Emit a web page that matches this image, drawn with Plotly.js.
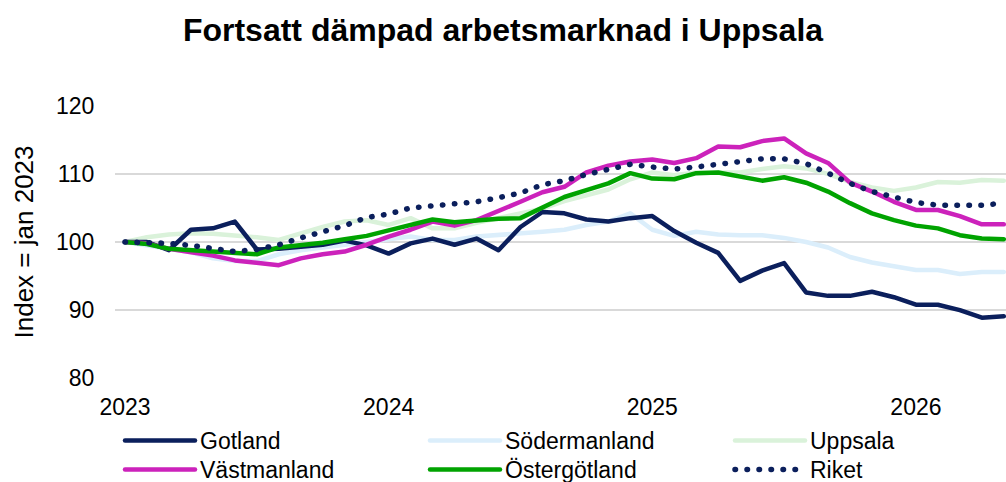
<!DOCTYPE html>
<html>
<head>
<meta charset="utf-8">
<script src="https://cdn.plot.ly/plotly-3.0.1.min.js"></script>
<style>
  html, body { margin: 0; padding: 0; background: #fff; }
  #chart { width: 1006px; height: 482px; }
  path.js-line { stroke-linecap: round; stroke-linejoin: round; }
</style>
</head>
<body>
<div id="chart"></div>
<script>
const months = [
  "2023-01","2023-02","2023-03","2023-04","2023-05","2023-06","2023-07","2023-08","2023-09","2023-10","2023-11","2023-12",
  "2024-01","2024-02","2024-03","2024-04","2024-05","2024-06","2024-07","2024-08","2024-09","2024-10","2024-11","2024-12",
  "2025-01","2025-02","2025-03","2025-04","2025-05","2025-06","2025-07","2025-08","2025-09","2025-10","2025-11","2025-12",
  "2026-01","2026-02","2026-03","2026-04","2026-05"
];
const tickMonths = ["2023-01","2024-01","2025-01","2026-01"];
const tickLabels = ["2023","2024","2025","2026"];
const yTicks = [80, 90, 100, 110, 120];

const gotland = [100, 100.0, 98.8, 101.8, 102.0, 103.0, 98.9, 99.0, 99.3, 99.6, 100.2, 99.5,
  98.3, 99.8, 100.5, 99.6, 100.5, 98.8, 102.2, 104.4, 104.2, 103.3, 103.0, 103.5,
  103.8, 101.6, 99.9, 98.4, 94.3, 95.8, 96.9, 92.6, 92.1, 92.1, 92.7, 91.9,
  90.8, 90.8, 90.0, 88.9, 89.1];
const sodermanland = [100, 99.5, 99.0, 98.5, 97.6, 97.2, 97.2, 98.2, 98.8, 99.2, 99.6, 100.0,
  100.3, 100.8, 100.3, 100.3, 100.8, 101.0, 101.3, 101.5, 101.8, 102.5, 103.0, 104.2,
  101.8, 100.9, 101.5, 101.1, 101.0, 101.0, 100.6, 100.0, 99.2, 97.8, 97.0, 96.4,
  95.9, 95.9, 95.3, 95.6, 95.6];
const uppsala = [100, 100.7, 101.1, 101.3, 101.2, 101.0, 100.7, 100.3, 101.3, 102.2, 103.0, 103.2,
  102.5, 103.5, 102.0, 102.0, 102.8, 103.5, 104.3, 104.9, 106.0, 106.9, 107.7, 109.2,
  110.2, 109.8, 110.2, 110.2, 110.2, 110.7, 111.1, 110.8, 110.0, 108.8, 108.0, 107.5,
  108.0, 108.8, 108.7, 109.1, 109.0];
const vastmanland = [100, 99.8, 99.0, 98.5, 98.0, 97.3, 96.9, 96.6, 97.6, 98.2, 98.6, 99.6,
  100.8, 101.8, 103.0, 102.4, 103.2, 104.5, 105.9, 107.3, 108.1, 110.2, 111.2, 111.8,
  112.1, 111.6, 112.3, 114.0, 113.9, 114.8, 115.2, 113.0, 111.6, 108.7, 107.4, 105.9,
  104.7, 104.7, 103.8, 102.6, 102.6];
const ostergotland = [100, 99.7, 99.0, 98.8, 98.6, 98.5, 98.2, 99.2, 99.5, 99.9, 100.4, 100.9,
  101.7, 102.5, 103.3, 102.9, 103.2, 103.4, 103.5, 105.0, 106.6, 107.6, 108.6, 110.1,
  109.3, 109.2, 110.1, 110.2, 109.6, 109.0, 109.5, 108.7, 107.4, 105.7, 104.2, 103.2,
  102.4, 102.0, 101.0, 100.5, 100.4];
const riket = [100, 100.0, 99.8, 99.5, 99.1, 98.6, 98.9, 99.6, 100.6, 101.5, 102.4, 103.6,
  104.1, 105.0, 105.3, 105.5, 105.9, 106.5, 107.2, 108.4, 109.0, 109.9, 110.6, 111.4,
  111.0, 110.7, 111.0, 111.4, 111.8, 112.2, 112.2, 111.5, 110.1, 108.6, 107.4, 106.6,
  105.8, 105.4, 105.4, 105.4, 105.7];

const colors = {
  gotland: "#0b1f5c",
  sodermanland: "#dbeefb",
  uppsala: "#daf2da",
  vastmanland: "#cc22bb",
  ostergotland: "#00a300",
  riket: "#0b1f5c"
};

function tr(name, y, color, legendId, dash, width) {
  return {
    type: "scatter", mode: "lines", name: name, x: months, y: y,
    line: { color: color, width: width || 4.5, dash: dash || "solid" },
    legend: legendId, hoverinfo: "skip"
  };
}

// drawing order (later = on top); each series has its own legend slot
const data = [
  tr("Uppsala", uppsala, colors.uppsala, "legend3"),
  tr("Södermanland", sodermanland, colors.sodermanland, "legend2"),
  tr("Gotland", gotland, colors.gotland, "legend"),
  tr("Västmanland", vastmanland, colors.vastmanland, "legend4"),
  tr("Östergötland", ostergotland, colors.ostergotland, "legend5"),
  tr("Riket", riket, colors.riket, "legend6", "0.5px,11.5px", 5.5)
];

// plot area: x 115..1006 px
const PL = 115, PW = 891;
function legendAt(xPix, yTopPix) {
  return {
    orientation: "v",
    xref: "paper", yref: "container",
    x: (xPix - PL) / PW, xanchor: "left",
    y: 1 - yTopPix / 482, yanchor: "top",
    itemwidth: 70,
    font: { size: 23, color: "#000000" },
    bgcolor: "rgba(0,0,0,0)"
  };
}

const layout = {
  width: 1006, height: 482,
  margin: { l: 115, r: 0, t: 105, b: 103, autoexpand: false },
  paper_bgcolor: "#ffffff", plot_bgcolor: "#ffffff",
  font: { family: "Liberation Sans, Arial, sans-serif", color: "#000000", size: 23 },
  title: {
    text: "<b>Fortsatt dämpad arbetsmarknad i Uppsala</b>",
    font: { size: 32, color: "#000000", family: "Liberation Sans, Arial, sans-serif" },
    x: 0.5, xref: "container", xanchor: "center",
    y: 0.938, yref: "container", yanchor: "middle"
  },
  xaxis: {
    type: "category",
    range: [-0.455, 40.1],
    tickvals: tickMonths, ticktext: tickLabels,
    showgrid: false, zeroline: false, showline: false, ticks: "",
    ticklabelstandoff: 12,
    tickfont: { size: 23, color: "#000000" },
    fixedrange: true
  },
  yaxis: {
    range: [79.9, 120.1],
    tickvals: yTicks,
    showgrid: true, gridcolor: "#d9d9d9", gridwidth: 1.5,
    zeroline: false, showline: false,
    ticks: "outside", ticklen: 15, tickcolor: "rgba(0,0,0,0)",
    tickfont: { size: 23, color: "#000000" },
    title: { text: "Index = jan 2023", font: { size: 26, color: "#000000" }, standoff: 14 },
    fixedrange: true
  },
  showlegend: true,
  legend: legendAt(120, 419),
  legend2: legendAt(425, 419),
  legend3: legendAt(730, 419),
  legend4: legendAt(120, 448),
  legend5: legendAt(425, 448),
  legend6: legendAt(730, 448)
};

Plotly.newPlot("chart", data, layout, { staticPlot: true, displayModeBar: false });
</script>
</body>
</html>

* * *

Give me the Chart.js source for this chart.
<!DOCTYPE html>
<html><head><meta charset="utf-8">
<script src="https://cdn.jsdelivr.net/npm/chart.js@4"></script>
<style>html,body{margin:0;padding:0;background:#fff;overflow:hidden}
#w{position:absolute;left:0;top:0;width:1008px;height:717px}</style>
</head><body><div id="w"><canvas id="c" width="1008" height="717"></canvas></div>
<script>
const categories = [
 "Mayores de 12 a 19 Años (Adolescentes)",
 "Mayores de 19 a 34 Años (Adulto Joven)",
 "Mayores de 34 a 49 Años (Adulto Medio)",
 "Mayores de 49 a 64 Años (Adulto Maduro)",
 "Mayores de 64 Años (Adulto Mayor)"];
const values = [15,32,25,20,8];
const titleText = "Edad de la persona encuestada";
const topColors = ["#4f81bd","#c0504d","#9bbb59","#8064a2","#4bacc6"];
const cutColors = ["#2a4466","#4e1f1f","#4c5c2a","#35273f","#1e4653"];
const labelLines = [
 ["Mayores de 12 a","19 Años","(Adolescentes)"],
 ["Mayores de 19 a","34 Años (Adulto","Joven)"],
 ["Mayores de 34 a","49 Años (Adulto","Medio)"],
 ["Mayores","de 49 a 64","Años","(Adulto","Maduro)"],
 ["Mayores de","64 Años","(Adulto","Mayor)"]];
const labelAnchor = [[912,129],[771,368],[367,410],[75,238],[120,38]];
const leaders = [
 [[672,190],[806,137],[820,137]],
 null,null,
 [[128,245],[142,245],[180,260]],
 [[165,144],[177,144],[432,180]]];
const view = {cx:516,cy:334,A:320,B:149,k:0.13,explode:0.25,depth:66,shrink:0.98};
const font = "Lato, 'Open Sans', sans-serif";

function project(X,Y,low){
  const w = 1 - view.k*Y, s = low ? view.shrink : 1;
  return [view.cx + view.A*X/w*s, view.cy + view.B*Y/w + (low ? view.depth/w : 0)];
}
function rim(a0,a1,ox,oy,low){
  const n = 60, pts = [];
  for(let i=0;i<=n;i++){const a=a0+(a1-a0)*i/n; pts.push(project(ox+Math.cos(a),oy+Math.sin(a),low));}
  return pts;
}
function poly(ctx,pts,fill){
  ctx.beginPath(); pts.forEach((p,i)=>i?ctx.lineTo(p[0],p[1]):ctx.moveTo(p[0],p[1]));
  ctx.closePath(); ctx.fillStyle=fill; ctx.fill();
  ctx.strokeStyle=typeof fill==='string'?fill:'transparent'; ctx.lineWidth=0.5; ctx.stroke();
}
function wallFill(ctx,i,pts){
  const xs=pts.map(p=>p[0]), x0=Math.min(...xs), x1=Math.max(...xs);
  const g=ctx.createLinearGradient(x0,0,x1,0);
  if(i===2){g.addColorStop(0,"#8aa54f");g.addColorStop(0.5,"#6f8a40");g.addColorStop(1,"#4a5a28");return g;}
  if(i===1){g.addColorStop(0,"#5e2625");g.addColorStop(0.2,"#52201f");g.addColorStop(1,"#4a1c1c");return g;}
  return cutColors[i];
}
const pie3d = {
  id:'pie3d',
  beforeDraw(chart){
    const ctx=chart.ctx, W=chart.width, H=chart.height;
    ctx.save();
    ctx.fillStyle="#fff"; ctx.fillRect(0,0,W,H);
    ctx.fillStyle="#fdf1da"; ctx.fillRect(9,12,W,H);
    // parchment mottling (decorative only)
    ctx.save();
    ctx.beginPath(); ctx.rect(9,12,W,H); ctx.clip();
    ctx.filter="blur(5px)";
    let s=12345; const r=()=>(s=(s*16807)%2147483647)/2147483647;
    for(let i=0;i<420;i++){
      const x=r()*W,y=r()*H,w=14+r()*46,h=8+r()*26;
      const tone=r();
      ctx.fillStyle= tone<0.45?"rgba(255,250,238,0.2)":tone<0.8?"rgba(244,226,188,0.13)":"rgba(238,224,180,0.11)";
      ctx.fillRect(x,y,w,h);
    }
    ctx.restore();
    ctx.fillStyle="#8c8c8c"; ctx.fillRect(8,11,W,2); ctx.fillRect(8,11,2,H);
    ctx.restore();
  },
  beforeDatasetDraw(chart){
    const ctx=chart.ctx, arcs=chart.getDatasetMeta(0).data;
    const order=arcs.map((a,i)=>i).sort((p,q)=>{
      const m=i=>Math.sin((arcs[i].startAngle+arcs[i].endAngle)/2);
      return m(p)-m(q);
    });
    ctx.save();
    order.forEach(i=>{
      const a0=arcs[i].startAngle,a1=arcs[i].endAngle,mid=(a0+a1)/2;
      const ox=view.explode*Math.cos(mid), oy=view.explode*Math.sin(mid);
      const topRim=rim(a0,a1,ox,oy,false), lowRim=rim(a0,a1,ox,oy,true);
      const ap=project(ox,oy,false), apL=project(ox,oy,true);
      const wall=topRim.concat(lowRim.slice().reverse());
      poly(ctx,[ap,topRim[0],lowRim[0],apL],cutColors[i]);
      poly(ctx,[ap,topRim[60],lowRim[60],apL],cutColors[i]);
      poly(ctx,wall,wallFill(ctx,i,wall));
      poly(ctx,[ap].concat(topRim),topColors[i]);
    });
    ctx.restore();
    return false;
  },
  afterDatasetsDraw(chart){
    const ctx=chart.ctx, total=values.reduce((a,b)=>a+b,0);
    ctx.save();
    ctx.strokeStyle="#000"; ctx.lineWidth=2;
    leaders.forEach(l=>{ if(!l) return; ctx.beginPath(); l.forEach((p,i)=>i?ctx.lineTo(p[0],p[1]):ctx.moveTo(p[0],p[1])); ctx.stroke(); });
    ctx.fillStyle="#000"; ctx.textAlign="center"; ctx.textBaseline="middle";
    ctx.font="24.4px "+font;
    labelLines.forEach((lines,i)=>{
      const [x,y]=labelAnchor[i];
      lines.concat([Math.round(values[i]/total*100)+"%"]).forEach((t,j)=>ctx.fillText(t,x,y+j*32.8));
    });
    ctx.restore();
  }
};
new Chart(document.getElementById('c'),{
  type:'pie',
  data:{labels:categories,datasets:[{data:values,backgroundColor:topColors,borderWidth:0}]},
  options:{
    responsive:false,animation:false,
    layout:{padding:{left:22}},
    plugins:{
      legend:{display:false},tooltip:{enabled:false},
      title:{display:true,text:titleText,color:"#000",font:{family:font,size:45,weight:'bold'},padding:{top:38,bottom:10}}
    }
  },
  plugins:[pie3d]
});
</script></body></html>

==

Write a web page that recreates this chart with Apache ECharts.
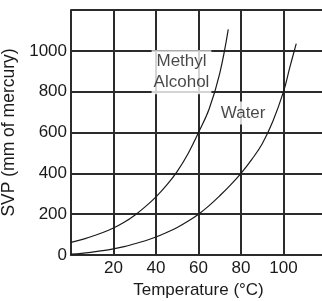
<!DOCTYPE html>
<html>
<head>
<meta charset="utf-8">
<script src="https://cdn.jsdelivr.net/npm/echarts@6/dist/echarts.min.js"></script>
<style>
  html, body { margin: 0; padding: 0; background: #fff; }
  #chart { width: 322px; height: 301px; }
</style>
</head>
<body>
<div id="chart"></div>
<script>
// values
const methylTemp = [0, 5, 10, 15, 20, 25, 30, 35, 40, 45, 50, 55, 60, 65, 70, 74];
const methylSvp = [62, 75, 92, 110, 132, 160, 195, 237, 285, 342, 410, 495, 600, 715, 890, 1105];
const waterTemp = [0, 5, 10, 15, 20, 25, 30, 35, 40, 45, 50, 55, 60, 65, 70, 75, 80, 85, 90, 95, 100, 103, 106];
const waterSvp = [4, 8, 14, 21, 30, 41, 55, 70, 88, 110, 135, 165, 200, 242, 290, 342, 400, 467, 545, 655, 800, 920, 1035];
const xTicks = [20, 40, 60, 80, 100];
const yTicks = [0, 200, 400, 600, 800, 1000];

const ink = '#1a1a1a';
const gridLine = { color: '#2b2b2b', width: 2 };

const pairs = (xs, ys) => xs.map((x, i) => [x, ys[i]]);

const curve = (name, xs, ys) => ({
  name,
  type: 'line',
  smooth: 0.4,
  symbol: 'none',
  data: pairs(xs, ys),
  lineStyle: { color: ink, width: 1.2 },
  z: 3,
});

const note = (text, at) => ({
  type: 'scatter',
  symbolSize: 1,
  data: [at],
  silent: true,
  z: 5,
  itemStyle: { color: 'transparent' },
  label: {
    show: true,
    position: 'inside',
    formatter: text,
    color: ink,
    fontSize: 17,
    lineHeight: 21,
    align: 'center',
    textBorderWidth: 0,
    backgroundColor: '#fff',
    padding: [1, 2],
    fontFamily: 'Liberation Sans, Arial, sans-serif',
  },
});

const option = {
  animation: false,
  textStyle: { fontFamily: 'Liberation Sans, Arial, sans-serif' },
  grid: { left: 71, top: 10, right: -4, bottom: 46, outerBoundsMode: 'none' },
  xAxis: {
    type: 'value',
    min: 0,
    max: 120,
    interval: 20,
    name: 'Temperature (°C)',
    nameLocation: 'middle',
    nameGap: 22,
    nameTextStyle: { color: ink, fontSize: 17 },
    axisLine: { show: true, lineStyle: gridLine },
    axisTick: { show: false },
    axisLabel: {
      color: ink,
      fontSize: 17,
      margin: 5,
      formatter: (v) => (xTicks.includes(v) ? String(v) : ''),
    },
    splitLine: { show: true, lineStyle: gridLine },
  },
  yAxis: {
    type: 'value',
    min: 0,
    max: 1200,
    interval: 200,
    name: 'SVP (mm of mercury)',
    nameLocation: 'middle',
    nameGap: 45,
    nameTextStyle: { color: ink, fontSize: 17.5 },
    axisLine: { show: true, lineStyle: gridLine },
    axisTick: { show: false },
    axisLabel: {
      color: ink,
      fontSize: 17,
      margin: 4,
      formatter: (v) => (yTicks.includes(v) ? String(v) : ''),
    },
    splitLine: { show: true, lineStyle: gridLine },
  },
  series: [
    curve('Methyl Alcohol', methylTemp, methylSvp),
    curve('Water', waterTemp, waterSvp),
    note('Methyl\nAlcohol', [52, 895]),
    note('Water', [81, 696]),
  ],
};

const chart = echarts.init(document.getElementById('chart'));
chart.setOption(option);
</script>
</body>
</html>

Given exercise -> Start at the line with "Emit a web page", stop at the line with "const yTicks = [80, 90, 100, 110, 120];", both lines included, and repeat that span exactly without its pictures.

Correct result ->
Emit a web page that matches this image, drawn with Plotly.js.
<!DOCTYPE html>
<html>
<head>
<meta charset="utf-8">
<script src="https://cdn.plot.ly/plotly-3.0.1.min.js"></script>
<style>
  html, body { margin: 0; padding: 0; background: #fff; }
  #chart { width: 1006px; height: 482px; }
  path.js-line { stroke-linecap: round; stroke-linejoin: round; }
</style>
</head>
<body>
<div id="chart"></div>
<script>
const months = [
  "2023-01","2023-02","2023-03","2023-04","2023-05","2023-06","2023-07","2023-08","2023-09","2023-10","2023-11","2023-12",
  "2024-01","2024-02","2024-03","2024-04","2024-05","2024-06","2024-07","2024-08","2024-09","2024-10","2024-11","2024-12",
  "2025-01","2025-02","2025-03","2025-04","2025-05","2025-06","2025-07","2025-08","2025-09","2025-10","2025-11","2025-12",
  "2026-01","2026-02","2026-03","2026-04","2026-05"
];
const tickMonths = ["2023-01","2024-01","2025-01","2026-01"];
const tickLabels = ["2023","2024","2025","2026"];
const yTicks = [80, 90, 100, 110, 120];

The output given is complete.